Na avaliação, a Cmap destaca que a obrigatoriedade de mistura do biodiesel ao diesel fóssil foi importante para ampliar a produção desse biocombustível, ajudando o País no desafio de cumprir compromissos ambientais de redução das emissões de gases de efeito estufa (GEE) assumidos em Kyoto (1997) e reforçados, em 2015, no Acordo de Paris (2015).
Estudo de 2021 da Empresa de Pesquisa Energética indica que, sem o biodiesel, a concentração de partículas geradas pelo setor de transportes teria sido 4,8% maior apenas na região metropolitana de São Paulo.
A concentração da soja como principal-matéria prima, porém, inviabilizou a promoção da inclusão social e do desenvolvimento regional. Da produção total de biodiesel nacional, 85% vem das regiões Sul e Centro-Oeste.
Essa dependência também é colocada em xeque pelo critério de segurança energética, pois há forte determinação do mercado internacional nos preços praticados. O relatório conclui ainda que há dificuldades para rastrear a origem de matérias-primas, prejudicando a comprovação de práticas agrícolas sustentáveis.
A Política de Desoneração do Biodiesel foi criada em 2004 para incentivar a produção nacional e estabeleceu alíquotas reduzidas de contribuições para o PIS/Pasep e Cofins.
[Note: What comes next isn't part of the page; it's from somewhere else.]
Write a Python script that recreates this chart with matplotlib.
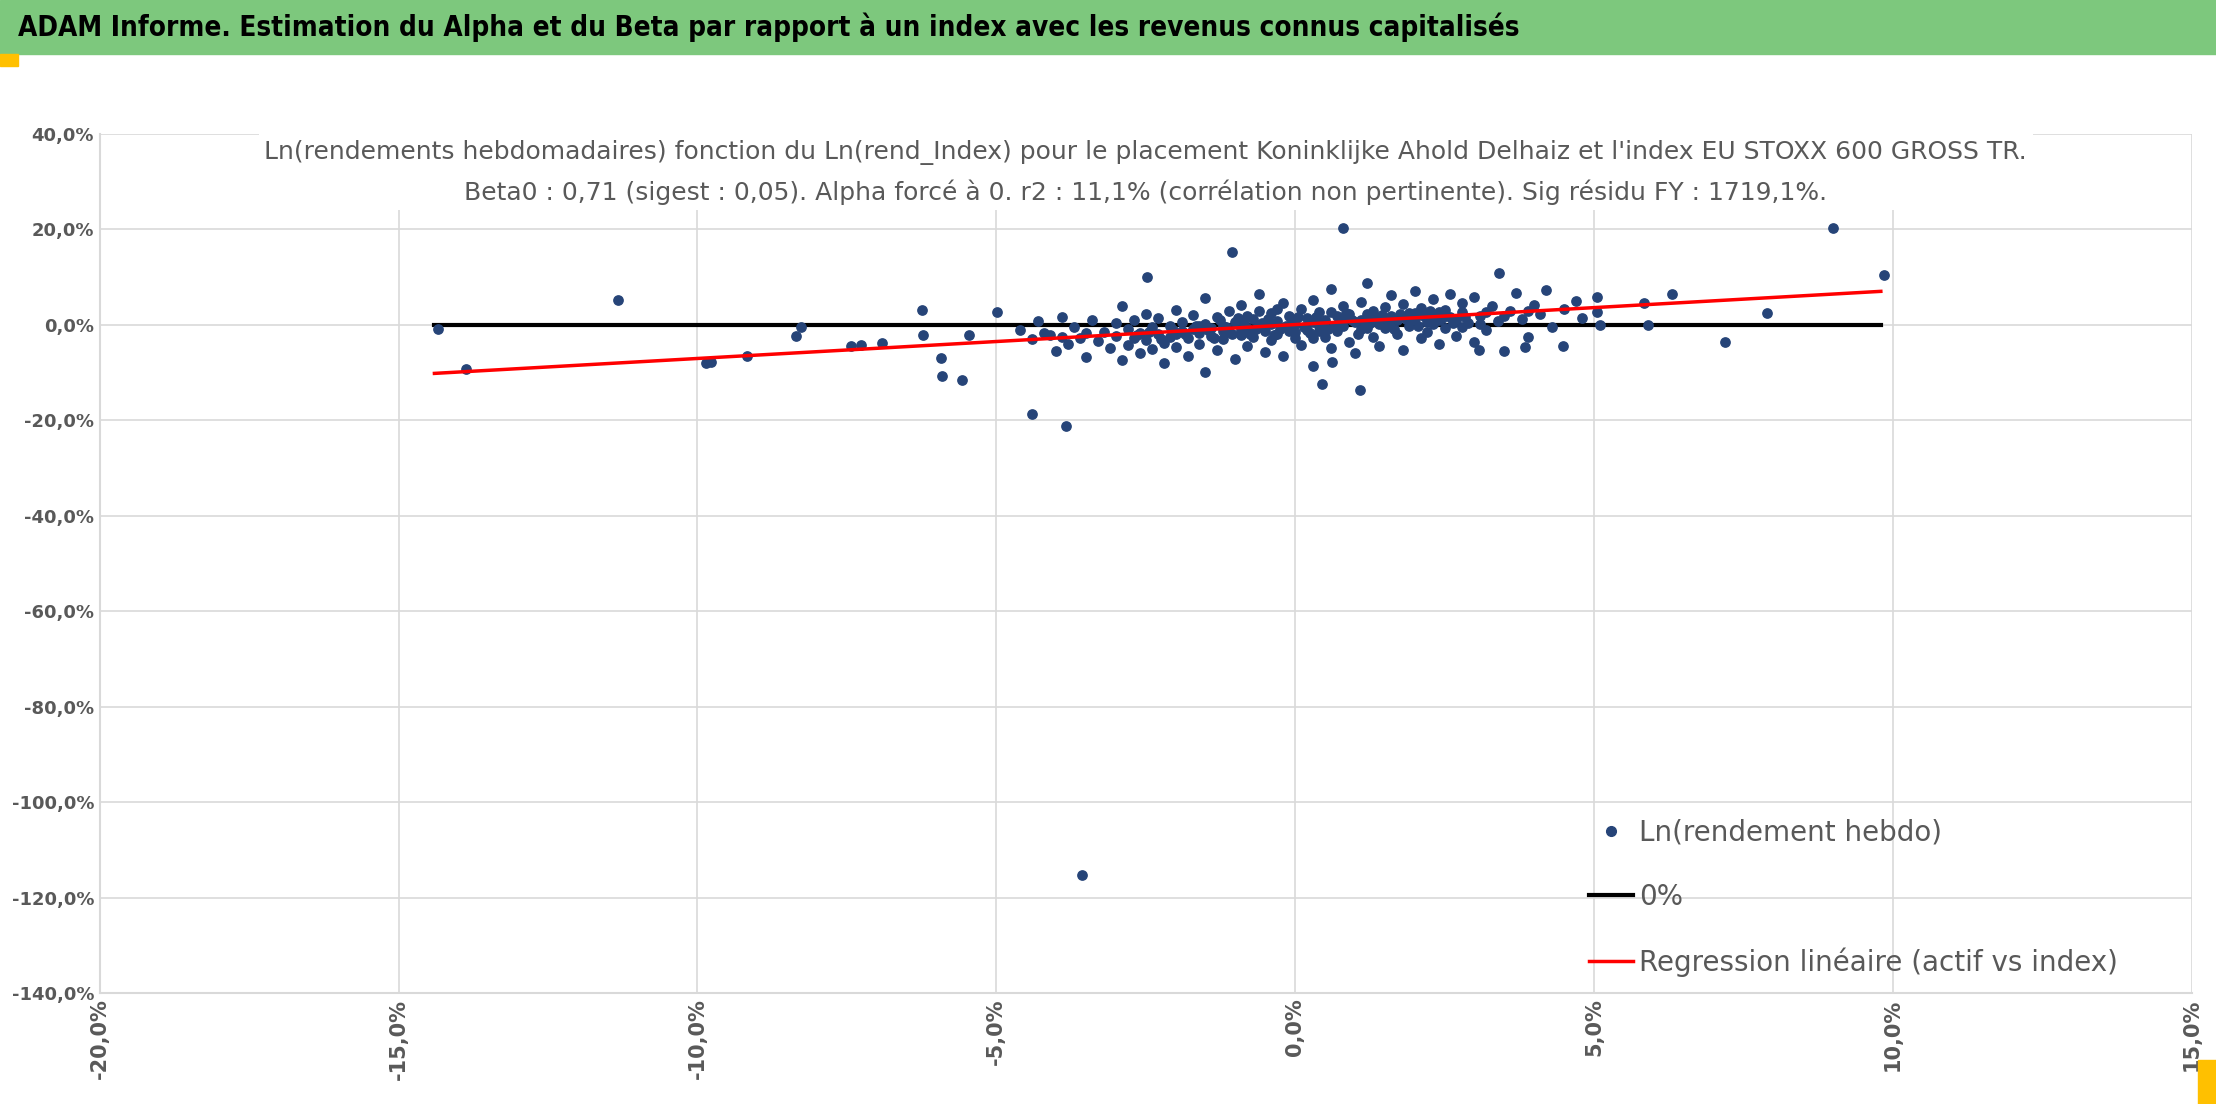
import matplotlib
matplotlib.use("Agg")
import matplotlib.pyplot as plt
from matplotlib.lines import Line2D
from matplotlib.patches import Rectangle
from matplotlib.ticker import FuncFormatter

plt.rcParams["font.family"] = ["Liberation Sans Narrow", "DejaVu Sans"]

# outliers (index %, asset %)
out_x = [-14.34, -13.87, -11.33, -9.85, -9.78, -9.17, -8.35, -8.27, -7.43, -7.26, -6.91, -6.25,
         -6.23, -5.92, -5.90, -5.57, -5.45, -4.98, -4.40, -3.83, -3.57, -1.06, 0.80, 0.35, 0.45,
         1.08, -2.47, 3.41, 9.0, 9.85, 7.9, 7.2, 5.9, 6.3, 5.83, 5.05, 5.05, 5.1, 4.49, 3.85,
         0.61, 3.08]
out_y = [-0.9, -9.3, 5.1, -8.1, -7.8, -6.6, -2.4, -0.6, -4.5, -4.2, -3.9, 3.0,
         -2.1, -6.9, -10.7, -11.6, -2.1, 2.7, -18.8, -21.2, -115.2, 15.2, 20.3, 30.5, -12.5,
         -13.7, 9.9, 10.7, 20.3, 10.4, 2.4, -3.6, 0.0, 6.3, 4.5, 5.7, 2.7, 0.0, -4.5, -4.8,
         -7.8, -5.4]

# dense cluster
clu = [(-4.6, -1.2), (-4.4, -3.0), (-4.3, 0.8), (-4.1, -2.2), (-4.0, -5.5), (-3.9, 1.5), (-3.8, -4.0),
       (-3.7, -0.5), (-3.6, -2.8), (-3.5, -6.8), (-3.4, 1.0), (-3.3, -3.5), (-3.2, -1.5), (-3.1, -5.0),
       (-3.0, 0.3), (-3.0, -2.4), (-2.9, -7.5), (-2.9, 3.8), (-2.8, -1.0), (-2.8, -4.2), (-2.7, -2.9),
       (-2.7, 0.9), (-2.6, -6.0), (-2.6, -1.8), (-2.5, 2.2), (-2.5, -3.3), (-2.4, -0.6), (-2.4, -5.2),
       (-2.3, -2.0), (-2.3, 1.4), (-2.2, -8.0), (-2.2, -3.8), (-2.1, -0.2), (-2.1, -2.6), (-2.0, 3.0),
       (-2.0, -4.6), (-1.9, -1.3), (-1.9, 0.6), (-1.8, -6.5), (-1.8, -2.9), (-1.7, -0.9), (-1.7, 2.1),
       (-1.6, -4.0), (-1.6, -1.8), (-1.5, 0.1), (-1.5, -10.0), (-1.5, 5.5), (-1.4, -2.4), (-1.4, -0.7),
       (-1.3, 1.6), (-1.3, -5.3), (-1.2, -3.1), (-1.2, -0.3), (-1.1, 2.8), (-1.1, -1.6), (-1.0, -7.2),
       (-1.0, 0.5), (-0.9, -2.2), (-0.9, 4.0), (-0.8, -0.8), (-0.8, -4.4), (-0.7, 1.2), (-0.7, -2.7),
       (-0.6, -0.1), (-0.6, 6.5), (-0.5, -5.8), (-0.5, -1.4), (-0.4, 2.4), (-0.4, -3.3), (-0.3, 0.7),
       (-0.3, -1.9), (-0.2, 4.6), (-0.2, -6.6), (-0.1, -0.6), (-0.1, 1.9), (0.0, -2.8), (0.0, 0.2),
       (0.1, 3.3), (0.1, -4.2), (0.2, -1.1), (0.2, 1.3), (0.3, -8.6), (0.3, 5.2), (0.4, -0.3), (0.4, 2.6),
       (0.5, -2.5), (0.5, 0.9), (0.6, -5.0), (0.6, 7.5), (0.7, 1.7), (0.7, -1.3), (0.8, 3.9), (0.8, -0.2),
       (0.9, -3.6), (0.9, 2.2), (1.0, 0.6), (1.0, -6.0), (1.1, 4.7), (1.1, -1.0), (1.2, 1.4), (1.2, 8.8),
       (1.3, -2.6), (1.3, 2.9), (1.4, 0.2), (1.4, -4.5), (1.5, 3.6), (1.5, -0.7), (1.6, 1.9), (1.6, 6.2),
       (1.7, -2.0), (1.7, 0.9), (1.8, 4.4), (1.8, -5.3), (1.9, 2.5), (1.9, -0.4), (2.0, 1.2), (2.0, 7.0),
       (2.1, -2.9), (2.1, 3.4), (2.2, 0.5), (2.2, -1.6), (2.3, 5.3), (2.3, 2.0), (2.4, -4.0), (2.4, 0.9),
       (2.5, 3.0), (2.5, -0.8), (2.6, 6.4), (2.6, 1.6), (2.7, -2.3), (2.8, 2.7), (2.8, 4.6), (2.9, 0.3),
       (3.0, -3.6), (3.0, 5.8), (3.1, 1.9), (3.2, -1.2), (3.3, 3.8), (3.4, 0.8), (3.5, -5.6), (3.6, 2.9),
       (3.7, 6.6), (3.8, 1.2), (3.9, -2.5), (4.0, 4.0), (4.1, 2.2), (4.2, 7.2), (4.3, -0.5), (4.5, 3.2),
       (4.7, 5.0), (4.8, 1.3),
       (-1.45, -1.1), (-1.25, 0.9), (-1.05, -2.0), (-0.85, 0.2), (-0.65, -1.0), (-0.45, 1.1), (-0.25, -0.9),
       (-0.05, 0.6), (0.15, -0.5), (0.35, 1.5), (0.55, -0.9), (0.75, 0.4), (0.95, 1.0), (1.15, -0.3),
       (1.35, 1.2), (1.55, 0.1), (1.75, 2.2), (1.95, 0.8), (2.15, 1.8), (-1.35, -2.8), (-1.15, -0.6),
       (-0.95, 1.3), (-0.75, -1.9), (-0.55, 0.4), (-0.35, -2.2), (-0.15, -0.2), (0.05, 1.6), (0.25, -1.8),
       (0.45, 0.1), (0.65, -0.3), (0.85, 2.5), (1.05, -1.9), (1.25, 0.3), (1.45, 2.0), (1.65, -1.0),
       (1.85, 1.1), (2.05, -0.2), (2.25, 2.9), (2.45, 1.4), (2.65, 0.3), (2.85, 1.5), (-1.65, -0.4),
       (-1.85, -2.0), (-2.05, -1.2), (-2.25, -3.0), (-2.45, -1.6), (-2.65, -2.2), (-0.6, 2.9), (0.0, -1.6),
       (0.6, 2.7), (1.2, -0.8), (-0.3, 3.3), (0.3, -2.9),
       (-0.9, -1.2), (-0.5, -0.4), (-0.1, -1.3), (0.3, 0.6), (0.7, -0.7), (1.1, 0.9), (1.5, 1.3),
       (1.9, 1.7), (2.3, 0.2), (2.7, 1.0), (3.1, 0.2), (3.5, 1.8), (3.9, 2.9), (-3.5, -1.8), (-3.9, -2.6),
       (-4.2, -1.7), (-2.0, -1.9), (-1.6, -0.2), (-1.2, -1.4), (-0.8, 1.9), (-0.4, 0.1), (0.0, 1.0),
       (0.4, -1.4), (0.8, 1.2), (1.2, 2.3), (1.6, -0.3), (2.0, 2.4), (2.4, 2.6), (2.8, -0.5), (3.2, 2.7)]
clu_x = [p[0] for p in clu]
clu_y = [p[1] for p in clu]

beta = 0.71
x_min, x_max = -14.4, 9.8

title = "ADAM Informe. Estimation du Alpha et du Beta par rapport à un index avec les revenus connus capitalisés"
subtitle = ("Ln(rendements hebdomadaires) fonction du Ln(rend_Index) pour le placement Koninklijke Ahold Delhaiz et l'index EU STOXX 600 GROSS TR.\n"
            "Beta0 : 0,71 (sigest : 0,05). Alpha forcé à 0. r2 : 11,1% (corrélation non pertinente). Sig résidu FY : 1719,1%.")

grey = "#595959"
fig = plt.figure(figsize=(22.16, 11.04), dpi=100)

# green banner
fig.patches.append(Rectangle((0, 0.951), 1, 0.049, transform=fig.transFigure, color="#7dc87d", zorder=0))
fig.patches.append(Rectangle((0, 0.94), 0.008, 0.011, transform=fig.transFigure, color="#ffc000"))
fig.patches.append(Rectangle((0.992, 0.0), 0.008, 0.04, transform=fig.transFigure, color="#ffc000"))
fig.text(0.008, 0.975, title, fontsize=20, fontweight="bold", va="center", ha="left", color="black",
         stretch="condensed")

ax = fig.add_axes([0.045, 0.1005, 0.944, 0.7785])
ax.scatter(out_x + clu_x, out_y + clu_y, s=45, color="#264478", zorder=3)
ax.plot([x_min, x_max], [0, 0], color="black", lw=3, zorder=2)
ax.plot([x_min, x_max], [beta * x_min, beta * x_max], color="#ff0000", lw=2.5, zorder=4)

ax.set_xlim(-20, 15)
ax.set_ylim(-140, 40)
ax.set_xticks(range(-20, 16, 5))
ax.set_yticks(range(-140, 41, 20))
fmt = FuncFormatter(lambda v, p: f"{v:.1f}%".replace(".", ","))
ax.xaxis.set_major_formatter(fmt)
ax.yaxis.set_major_formatter(fmt)
ax.grid(True, color="#d9d9d9", lw=1.2)
ax.set_axisbelow(True)
for s in ["top", "right"]:
    ax.spines[s].set_visible(False)
for s in ["left", "bottom"]:
    ax.spines[s].set_color("#d9d9d9")
    ax.spines[s].set_linewidth(1.5)
ax.tick_params(length=0, colors=grey, labelsize=13, pad=4)
for lab in ax.get_xticklabels():
    lab.set_rotation(90)
    lab.set_fontweight("bold")
    lab.set_fontsize(15)
for lab in ax.get_yticklabels():
    lab.set_fontweight("bold")

ax.text(0.5, 0.955, subtitle, transform=ax.transAxes, ha="center", va="center", fontsize=18,
        color=grey, linespacing=1.7, zorder=6,
        bbox=dict(facecolor="white", edgecolor="none", pad=4))

handles = [Line2D([], [], marker="o", ls="none", color="#264478", markersize=7),
           Line2D([], [], color="black", lw=3),
           Line2D([], [], color="#ff0000", lw=2.5)]
ax.legend(handles, ["Ln(rendement hebdo)", "0%", "Regression linéaire (actif vs index)"],
          loc="lower left", bbox_to_anchor=(0.7, -0.01), frameon=False, fontsize=20,
          labelcolor=grey, handlelength=1.6, handletextpad=0.2, labelspacing=1.3)

fig.savefig("out.png", dpi=100)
A política também pretendia promover a inclusão social de produtores familiares e o desenvolvimento regional.
Um dos instrumentos para isso foi a criação do Selo Biocombustível Social (SBS), que permite ao produtor de biodiesel ter acesso a benefícios diferenciados, desde que atenda a determinadas contrapartidas. Entre elas, adquirir um percentual mínimo de matéria-prima de agricultores familiares, celebrar previamente contratos de compra e venda com esses agricultores ou suas cooperativas, além de assegurar preços mínimos, capacitação e assistência técnica.
Por utilizar como matéria-prima fontes como a soja, mamona, dendê, canola e girassol (dentre outras), o biodiesel é considerado um combustível biodegradável, de fontes renováveis. Ele pode substituir, total ou parcialmente, o diesel produzido a partir de petróleo em motores automotivos ou geradores de energia. Hoje, o Brasil é o segundo maior produtor mundial de biocombustíveis, atrás apenas dos EUA.
Os técnicos do governo que fizeram a avaliação identificaram que concentração da soja na cadeia produtiva se deu porque o produto já contava com cadeias de produção e distribuição bem estruturadas, o que levou os produtores de biodiesel, em muitos casos, a se estabelecerem próximos aos polos produtores.
A dependência da variação do preço da soja no mercado internacional aumenta o risco de encarecimento do biodiesel em relação ao diesel, por fatores externos.
Com isso, a avaliação conclui que o critério de segurança energética é ameaçado “tanto pela volatilidade dos preços da soja quanto pela incerteza”, ressalta o relatório final. Essa dependência majoritária de uma commodity é verificada também em outros grandes produtores de biodiesel, caso dos Estados Unidos (soja), Alemanha (colza), Indonésia (palma) e Argentina (soja).
A secretária-adjunta de Monitoramento e Avaliação do Ministério do Planejamento e Orçamento, Mirela de Carvalho, informou que o ciclo de avaliação do programa foi feito em 2022 e divulgado agora. Segundo ela, a Receita projetou o custo da desoneração do biodiesel em R$ 2,9 bilhões em 2022. Esse é o subsídio tributário que o governo banca para ter essa política.
Para destacar a importância da avaliação, a secretária ressalta que o setor de transportes foi o responsável por 45,4% das emissões totais de gases em 2019 e o diesel de origem fóssil continua sendo o combustível mais consumido no Brasil.
Sobre as soluções para os problemas, ela aponta que é preciso agora discutir com outros ministérios envolvidos com o tema as saídas para os problemas diante do diagnóstico feito.
O foco das avaliações é melhorar a eficiência do gasto público e corrigir rotas. O Ministério do Planejamento criou uma Secretária de Monitoramento e Avaliação de Políticas Públicas para dar “protagonismo” para essas avaliações que são feitas dentro do Executivo e fortalecer essa cultura nos órgãos públicos. As políticas são avaliadas em ciclos que podem durar até dois anos e escolhidas por meio de algoritmos.